Synthesize News: Because reading comprehension questions make up a third of the GMAT, Chad Troutwine, a co-founder of Veritas, a test prep and MBA consulting company, encourages his test takers to analyze anything they read in the several months before taking the exam. "Don't read it in the same casual way that you would take in a breezy novel; start reading for that critical eye," he says, and recommends test takers think about the author's arguments and main points to quickly draw a conclusion.
Brush Up on Grammar: Since the verbal section of the GMAT includes basic areas such as sentence correction, reviewing key grammar rules is always a good idea. For extra help, GMAT experts recommend looking outside the traditional prep materials. But not all information is relevant. Kedrowski recommends using the 105-page The Elements of Style, by William Strunk Jr. and E.B. White, as a reference, but advises test takers not to read even short texts cover-to-cover. "Don't spend time on grammar rules that the GMAT does not test," says Kedrowski. "Focus on the most-commonly tested grammar topics, such as verb usage, pronoun usage, and modifiers."
Learn the Lingo: Unlike the SAT or LSAT, the exam does not formally test on definitions, but it's a good idea to learn words often used in the GMAT, says Geoff Martz, author of Princeton Review's Cracking the GMAT. Gradually learning tough words can help get you through parts of the test such as the reading comprehension portion more quickly and leave time to answer more questions, he adds. Sign up for a free word-of-the-day service like the Business Word du Jour on princetonreview.com, and it will send terms such as "horizontal move" and "padding" that have popped up on the test to your inbox.

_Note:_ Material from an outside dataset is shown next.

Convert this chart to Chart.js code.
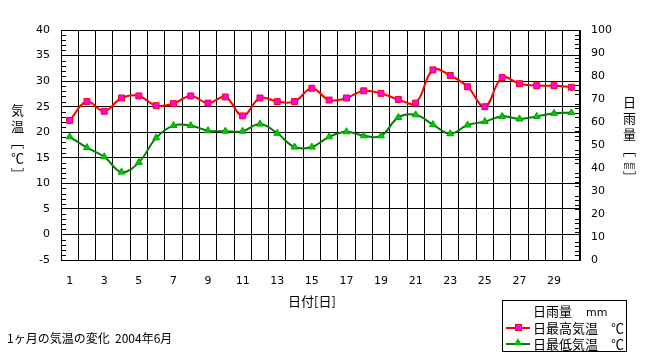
<!DOCTYPE html>
<html><head><meta charset="utf-8">
<script src="https://cdn.jsdelivr.net/npm/chart.js@4"></script>
<style>
html,body{margin:0;padding:0;background:#fff;}
#wrap{position:relative;width:648px;height:359px;overflow:hidden;font-family:"Noto Sans CJK JP",sans-serif;color:#000;}
canvas{position:absolute;left:0;top:0;}
.t{position:absolute;font-size:13px;line-height:13px;white-space:nowrap;}
.v{writing-mode:vertical-rl;letter-spacing:3px;}
.tcu{text-combine-upright:all;font-family:"DejaVu Sans",sans-serif;font-size:11px;}
#legend{position:absolute;left:502px;top:300px;width:123px;height:50px;border:1px solid #000;background:#fff;}
.lline{position:absolute;left:3px;width:24px;height:2px;}
.lsq{position:absolute;left:12px;width:5px;height:5px;background:#ff00ff;border:1px solid #ff0000;}
.ltri{position:absolute;left:11px;width:0;height:0;border-left:4px solid transparent;border-right:4px solid transparent;border-bottom:7px solid #00c000;}
</style></head><body>
<div id="wrap">
<canvas id="c" width="648" height="359"></canvas>
<div class="t v" style="left:11px;top:104px;">気温［℃］</div>
<div class="t v" style="left:623px;top:96px;">日雨量［<span class="tcu">mm</span>］</div>
<div class="t" style="left:288px;top:294px;">日付[日]</div>
<div class="t" style="left:7px;top:332px;font-size:12px;line-height:12px;">1ヶ月の気温の変化&nbsp;&nbsp;2004年6月</div>
<div id="legend">
  <div class="t" style="left:30px;top:3px;">日雨量</div>
  <div class="t" style="left:83px;top:5px;font-family:'DejaVu Sans',sans-serif;font-size:11px;">mm</div>
  <div class="lline" style="top:26px;background:#ff0000;"></div>
  <div class="lsq" style="top:23px;"></div>
  <div class="t" style="left:30px;top:20px;">日最高気温</div>
  <div class="t" style="left:108px;top:20px;">℃</div>
  <div class="lline" style="top:42px;background:#008000;"></div>
  <div class="ltri" style="top:37px;"></div>
  <div class="t" style="left:30px;top:36px;">日最低気温</div>
  <div class="t" style="left:108px;top:36px;">℃</div>
</div>
</div>
<script>
const days = ['1','2','3','4','5','6','7','8','9','10','11','12','13','14','15','16','17','18','19','20','21','22','23','24','25','26','27','28','29','30'];
const highTemp = [22.3,26.0,24.1,26.7,27.1,25.2,25.6,27.1,25.7,26.9,23.2,26.7,26.0,26.0,28.6,26.3,26.7,28.1,27.6,26.4,25.7,32.2,31.1,28.9,25.0,30.7,29.5,29.1,29.1,28.8];
const lowTemp = [19.1,17.0,15.2,12.2,14.1,18.9,21.3,21.3,20.3,20.2,20.2,21.6,19.8,17.1,17.1,19.1,20.1,19.3,19.3,22.9,23.4,21.5,19.7,21.4,22.1,23.1,22.6,23.1,23.7,23.8];
const rainMm = [];
const tempRange = [-5, 40];
const rainRange = [0, 100];

const minorTicks = {
  id: 'minorTicks',
  beforeDatasetsDraw(chart) {
    const {ctx, chartArea: a, scales} = chart;
    const y = scales.y, y1 = scales.y1;
    ctx.save();
    ctx.strokeStyle = '#000';
    ctx.lineWidth = 1;
    ctx.beginPath();
    for (let v = y.min; v <= y.max; v += 1) {
      if (v % 5 === 0) continue;
      const p = Math.round(y.getPixelForValue(v)) + 0.5;
      ctx.moveTo(a.left, p); ctx.lineTo(a.left + 5, p);
    }
    for (let v = y1.min; v <= y1.max; v += 2) {
      if (v % 10 === 0) continue;
      const p = Math.round(y1.getPixelForValue(v)) + 0.5;
      ctx.moveTo(a.right - 5, p); ctx.lineTo(a.right, p);
    }
    ctx.stroke();
    ctx.restore();
  }
};

const tickFont = {family: 'DejaVu Sans', size: 11};

new Chart(document.getElementById('c'), {
  type: 'line',
  data: {
    labels: days,
    datasets: [
      {label: '日雨量　mm', type: 'bar', data: rainMm, yAxisID: 'y1', backgroundColor: '#0000ff'},
      {label: '日最高気温　℃', data: highTemp, yAxisID: 'y', borderColor: '#ff0000', borderWidth: 2,
        pointStyle: 'rect', pointRadius: 4.2, pointBorderWidth: 1, pointBackgroundColor: '#ff00ff', pointBorderColor: '#ff0000', tension: 0.4},
      {label: '日最低気温　℃', data: lowTemp, yAxisID: 'y', borderColor: '#008000', borderWidth: 2,
        pointStyle: 'triangle', pointRadius: 4, pointBorderWidth: 1, pointBackgroundColor: '#00cc00', pointBorderColor: '#00a000', tension: 0.4}
    ]
  },
  options: {
    responsive: false,
    animation: false,
    devicePixelRatio: 1,
    layout: {padding: {left: 0, right: 0, top: 30, bottom: 69}},
    plugins: {legend: {display: false}, tooltip: {enabled: false}},
    scales: {
      x: {
        type: 'category',
        offset: true,
        grid: {offset: true, color: '#000', lineWidth: 1, drawTicks: false},
        border: {color: '#000', width: 1},
        ticks: {color: '#000', font: tickFont, padding: 15, autoSkip: false, maxRotation: 0,
          callback: function(value, index) { return index % 2 === 0 ? days[index] : ''; }},
        afterFit: s => { s.height = 30; }
      },
      y: {
        position: 'left',
        min: tempRange[0], max: tempRange[1],
        grid: {color: '#000', lineWidth: 1, drawTicks: false},
        border: {color: '#000', width: 1},
        ticks: {stepSize: 5, color: '#000', font: tickFont, padding: 11},
        afterFit: s => { s.width = 61; }
      },
      y1: {
        position: 'right',
        min: rainRange[0], max: rainRange[1],
        grid: {display: false, drawOnChartArea: false, drawTicks: false},
        border: {color: '#000', width: 1},
        ticks: {stepSize: 10, color: '#000', font: tickFont, padding: 11},
        afterFit: s => { s.width = 68; }
      }
    }
  },
  plugins: [minorTicks]
});
</script>
</body></html>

Join an Online Group: In addition to participating in traditional forums, organizing a group of people and signing up for a service such as Google or Yahoo! groups can help to tailor your studies as well as give you a chance for more support. Zheng created his group especially for ESL test takers who couldn't find time to meet face to face. "It's flexible and you don't need to spend time to [physically] get together," says Zheng who also says discussing strategies helped him practice his writing skills (for the analytical portion of the exam). But, he adds, it's important for GMAT takers to find a dedicated group of people who will continue to log in and provide feedback even after taking their own test.